The Day the Lawyer Called: A Discovery Request We Couldn’t Refuse
When foreign courts demand Citizen data, your vendor's 'compliance' becomes your liability. Here is how we survive the breach of sovereignty.
A Subpoena is a Breach of Borders
The email subject line was innocuous: “Notice of Legal Process regarding Account #4492.”
It was not a request from our local police. It was a forwarded subpoena from a court in Northern California, demanding metadata on three years of municipal social work cases. The vendor, a large SaaS provider we rely on for case management, had already prepared the file. They were notifying us as a “courtesy” 24 hours before transmission.
I called the vendor’s policy lead. “This data belongs to the Municipality,” I said, keeping my voice level. “It is protected by local statute. You have no right to export it.”
“We are subject to US law,” the voice on the phone replied, sounding bored. “We have to comply with the Stored Communications Act. We recommend you retain US counsel if you wish to intervene.”
I hung up. We had not been hacked by a criminal; we had been annexed by a foreign judiciary.
The Threat: The Citizen as Collateral Damage
We operate under a delusion that our laws act as a forcefield. We believe that because we are public servants protecting vulnerable Citizens, foreign powers will respect our boundaries.
This is naive. To a foreign hyperscaler, our “Citizen” is merely a “User,” and our “sovereign records” are merely “rows in a database.” When a foreign entity—be it a court or an intelligence agency—demands access, the vendor faces a binary choice: betray the customer or defy their own government.
They will always choose their government.
This creates a vector of risk where the Public’s private life is exposed to legal proceedings that have nothing to do with them. A divorce case in Texas could theoretically subpoena travel data from a transit authority in Oslo if the software vendor is common to both.

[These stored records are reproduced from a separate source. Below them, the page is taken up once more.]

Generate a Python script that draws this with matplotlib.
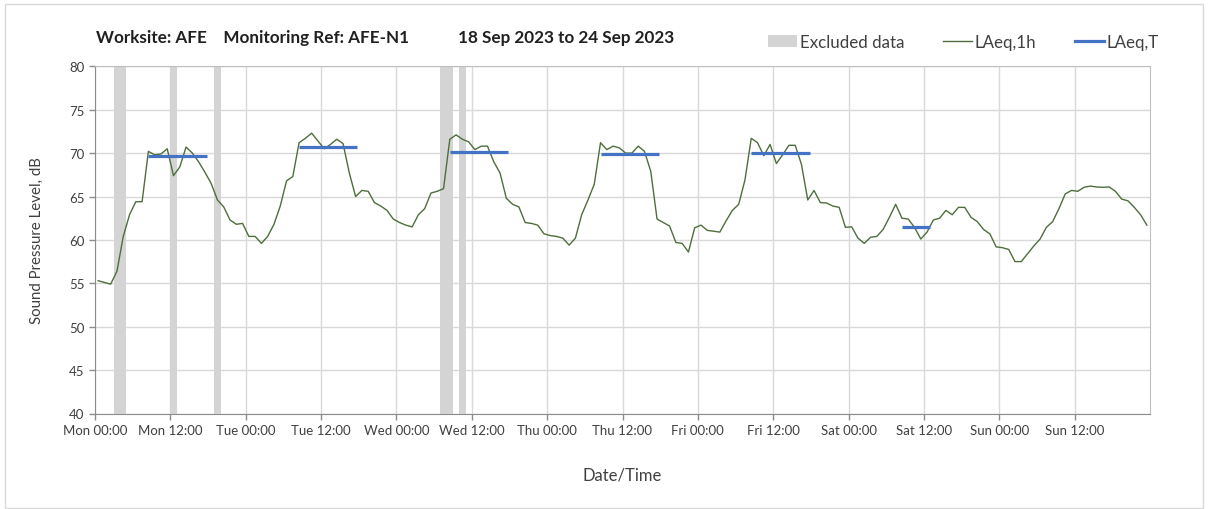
import matplotlib
matplotlib.use("Agg")
import matplotlib.pyplot as plt
from matplotlib.patches import Patch, Rectangle
from matplotlib.lines import Line2D
import numpy as np

plt.rcParams['font.family'] = ['Lato', 'DejaVu Sans']

# Hourly LAeq,1h values (hour i plotted at i+0.5 hours from Mon 00:00)
laeq_1h = [
    55.3, 55.1, 54.9, 56.4, 60.4, 62.9, 64.4, 64.4, 70.2, 69.8, 69.9, 70.5,
    67.4, 68.4, 70.7, 70.0, 69.0, 67.8, 66.5, 64.6, 63.8, 62.3, 61.8, 61.9,
    60.4, 60.4, 59.6, 60.4, 61.8, 63.9, 66.8, 67.3, 71.2, 71.7, 72.3, 71.4,
    70.5, 71.0, 71.6, 71.1, 67.7, 65.0, 65.7, 65.6, 64.3, 63.9, 63.4, 62.4,
    62.0, 61.7, 61.5, 62.9, 63.6, 65.4, 65.6, 65.9, 71.6, 72.1, 71.6, 71.3,
    70.4, 70.8, 70.8, 69.0, 67.7, 64.8, 64.1, 63.8, 62.0, 61.9, 61.7, 60.7,
    60.5, 60.4, 60.2, 59.4, 60.2, 62.9, 64.6, 66.4, 71.2, 70.4, 70.8, 70.6,
    70.0, 70.0, 70.8, 70.2, 67.9, 62.4, 62.0, 61.6, 59.7, 59.6, 58.6, 61.4,
    61.7, 61.1, 61.0, 60.9, 62.2, 63.4, 64.1, 66.9, 71.7, 71.2, 69.7, 71.0,
    68.8, 69.8, 70.9, 70.9, 68.7, 64.6, 65.7, 64.3, 64.25, 63.9, 63.75, 61.45,
    61.5, 60.2, 59.6, 60.3, 60.4, 61.2, 62.6, 64.1, 62.5, 62.4, 61.45, 60.1,
    60.9, 62.3, 62.5, 63.4, 62.9, 63.75, 63.75, 62.6, 62.1, 61.2, 60.7, 59.2,
    59.1, 58.9, 57.5, 57.5, 58.4, 59.3, 60.1, 61.45, 62.1, 63.6, 65.3, 65.7,
    65.6, 66.06, 66.2, 66.1, 66.06, 66.1, 65.6, 64.7, 64.5, 63.75, 62.9, 61.7,
]

# LAeq,T (daytime) periods: start/end hours from Mon 00:00 and level
laeq_t_start = [8.5, 32.5, 56.5, 80.5, 104.5, 128.5]
laeq_t_end = [17.8, 41.8, 65.8, 89.8, 113.8, 132.9]
laeq_t_value = [69.7, 70.7, 70.1, 69.9, 70.0, 61.5]

# Excluded data periods (hours from Mon 00:00)
excl_start = [3, 12, 19, 55, 58]
excl_end = [5, 13, 20, 57, 59]

tick_labels = ["Mon 00:00", "Mon 12:00", "Tue 00:00", "Tue 12:00", "Wed 00:00",
               "Wed 12:00", "Thu 00:00", "Thu 12:00", "Fri 00:00", "Fri 12:00",
               "Sat 00:00", "Sat 12:00", "Sun 00:00", "Sun 12:00"]
y_ticks = [40, 45, 50, 55, 60, 65, 70, 75, 80]

fig = plt.figure(figsize=(12.08, 5.10), dpi=100)
ax = fig.add_axes([95/1208, 1-414.5/510, (1150-95)/1208, (414.5-67.3)/510])

for s, e in zip(excl_start, excl_end):
    ax.axvspan(s, e, color='#d4d4d4', lw=0, zorder=1)

hours = np.arange(len(laeq_1h)) + 0.5
ax.plot(hours, laeq_1h, color='#4e6e3c', lw=1.0, zorder=3)

for s, e, v in zip(laeq_t_start, laeq_t_end, laeq_t_value):
    ax.plot([s, e], [v, v], color='#4472c4', lw=2.3, solid_capstyle='butt', zorder=4)

ax.set_xlim(0, 168)
ax.set_ylim(40, 80)
ax.set_xticks(np.arange(0, 168, 12))
ax.set_xticklabels(tick_labels)
ax.set_yticks(y_ticks)
ax.grid(True, color='#d9d9d9', lw=1.0, zorder=0)
ax.set_axisbelow(True)
for sp in ['top', 'right']:
    ax.spines[sp].set_color('#bfbfbf')
for sp in ['left', 'bottom']:
    ax.spines[sp].set_color('#8c8c8c')
ax.tick_params(axis='both', colors='#8c8c8c', labelcolor='#404040', labelsize=9.5,
               length=4, width=1)
ax.set_ylabel("Sound Pressure Level, dB", fontsize=10.8, color='#404040', labelpad=18)
ax.set_xlabel("Date/Time", fontsize=12, color='#404040', labelpad=22)

fig.text(96/1208, 1-38/510, "Worksite: AFE    Monitoring Ref: AFE-N1",
         fontsize=12.3, fontweight='bold', color='#202020', va='center', ha='left')
fig.text(458/1208, 1-38/510, "18 Sep 2023 to 24 Sep 2023",
         fontsize=12.3, fontweight='bold', color='#202020', va='center', ha='left')

handles = [Patch(facecolor='#d4d4d4', edgecolor='none'),
           Line2D([], [], color='#4e6e3c', lw=1.0),
           Line2D([], [], color='#4472c4', lw=2.3)]
fig.legend(handles, ["Excluded data", "LAeq,1h", "LAeq,T"], loc='center right',
           bbox_to_anchor=(1174/1208, 1-43/510), ncol=3, frameon=False,
           fontsize=12.2, handlelength=1.7, handletextpad=0.15, columnspacing=2.3,
           labelcolor='#404040')

fig.patches.append(Rectangle((5/1208, 1/510), 1198/1208, 504/510, transform=fig.transFigure,
                             fill=False, edgecolor='#d9d9d9', lw=1.0))

fig.savefig("out.png", dpi=100)
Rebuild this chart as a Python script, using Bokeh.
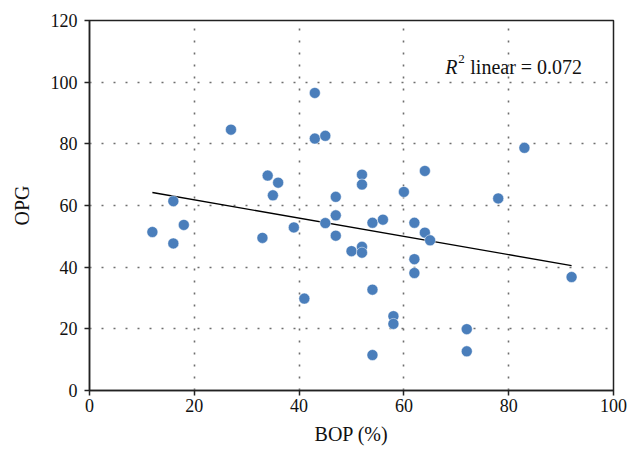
from bokeh.plotting import figure
from bokeh.models import Label, Range1d, SingleIntervalTicker
from bokeh.embed import file_html
from bokeh.resources import INLINE

# Data
bop = [12, 16, 16, 18, 27, 33, 34, 35, 36, 39, 41, 43, 43, 45, 45, 47, 47, 47,
       50, 52, 52, 52, 52, 54, 54, 54, 56, 58, 58, 60, 62, 62, 62, 64, 64, 65,
       72, 72, 78, 83, 92]
opg = [51.4, 61.4, 47.7, 53.7, 84.6, 49.5, 69.7, 63.3, 67.4, 52.9, 29.8, 96.5,
       81.7, 82.6, 54.3, 62.8, 56.8, 50.2, 45.2, 70.0, 66.8, 46.6, 44.7, 54.4,
       32.7, 11.5, 55.4, 24.1, 21.6, 64.4, 54.4, 42.6, 38.1, 71.2, 51.2, 48.7,
       19.9, 12.7, 62.3, 78.7, 36.8]
fit_x = [12, 92]
fit_y = [64.2, 40.5]
r2_text = "linear = 0.072"

FONT = "Liberation Serif"

p = figure(width=627, height=447, output_backend="svg", toolbar_location=None,
           x_range=Range1d(0, 100), y_range=Range1d(0, 120),
           min_border_left=89, min_border_right=14, min_border_top=20,
           min_border_bottom=55)

p.background_fill_color = "white"
p.border_fill_color = "white"
p.outline_line_color = "#222222"
p.outline_line_width = 1.5

for ax in (p.xaxis[0], p.yaxis[0]):
    ax.ticker = SingleIntervalTicker(interval=20)
    ax.minor_tick_line_color = None
    ax.major_tick_in = 0
    ax.major_tick_out = 5
    ax.major_tick_line_color = "#222222"
    ax.major_tick_line_width = 1.5
    ax.axis_line_color = "#222222"
    ax.axis_line_width = 1.5
    ax.major_label_text_font = FONT
    ax.major_label_text_font_size = "18px"
    ax.major_label_text_color = "#111111"
    ax.axis_label_text_font = FONT
    ax.axis_label_text_font_size = "20px"
    ax.axis_label_text_font_style = "normal"
    ax.axis_label_text_color = "#111111"

p.xaxis.axis_label = "BOP (%)"
p.yaxis.axis_label = "OPG"
p.xaxis.major_label_standoff = 3
p.xaxis.axis_label_standoff = 8
p.yaxis.major_label_standoff = 7
p.yaxis.axis_label_standoff = 15

for g in (p.xgrid[0], p.ygrid[0]):
    g.ticker = SingleIntervalTicker(interval=20)
    g.grid_line_color = "#6e6e6e"
    g.grid_line_width = 1.6
    g.grid_line_dash = "2 10"

p.line(fit_x, fit_y, line_color="black", line_width=1.4)
p.scatter(bop, opg, size=11, fill_color="#4a7ebb", line_color="white",
          line_alpha=0.6, line_width=0.8)

p.add_layout(Label(x=67.9, y=104.8, text="R", text_font=FONT,
                   text_font_size="20px", text_font_style="italic",
                   text_color="#111111", text_baseline="alphabetic"))
p.add_layout(Label(x=67.9, y=104.8, x_offset=13, y_offset=8, text="2",
                   text_font=FONT, text_font_size="13px",
                   text_color="#111111", text_baseline="alphabetic"))
p.add_layout(Label(x=67.9, y=104.8, x_offset=25, text=r2_text,
                   text_font=FONT, text_font_size="20px",
                   text_color="#111111", text_baseline="alphabetic"))

open("out.html", "w").write(file_html(p, INLINE))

The Treaty: Architecture as Defense
Since that day, we have changed how we draft our treaties (contracts). We no longer accept “standard legal process” clauses. We demand Technical Sovereignty.
If a vendor cannot legally refuse a subpoena, we must ensure they technically cannot comply with it.
- Blind Storage: The vendor stores the data, but they cannot see it. We encrypt the fields before they leave our network. If a subpoena arrives, the vendor can only hand over unintelligible static.
- The Warrant Canary: We require a contractual clause stating the vendor must notify us of any request before processing it, unless legally prohibited. If they are gagged, we monitor for “warrant canaries”—subtle signals that trust has been compromised.
- Jurisdictional Segregation: We no longer mix data. Citizen data stays on infrastructure owned by entities with no US nexus.
We defended our Citizen’s privacy that week, but only by threatening to cancel a seven-figure contract publicly. It was a diplomatic skirmish we should never have had to fight.
FAQs
Can't we just ignore a foreign court order?
We can. The vendor cannot. If the vendor wishes to continue doing business in their home country, they must comply. They will sacrifice our data to save their license.
Does this happen often?
More often than is reported. Most vendors are gagged from telling you until after the data is gone.
Is this solved by hosting in a local data center?
No. If the vendor is foreign-owned, the data center location is irrelevant to their home courts.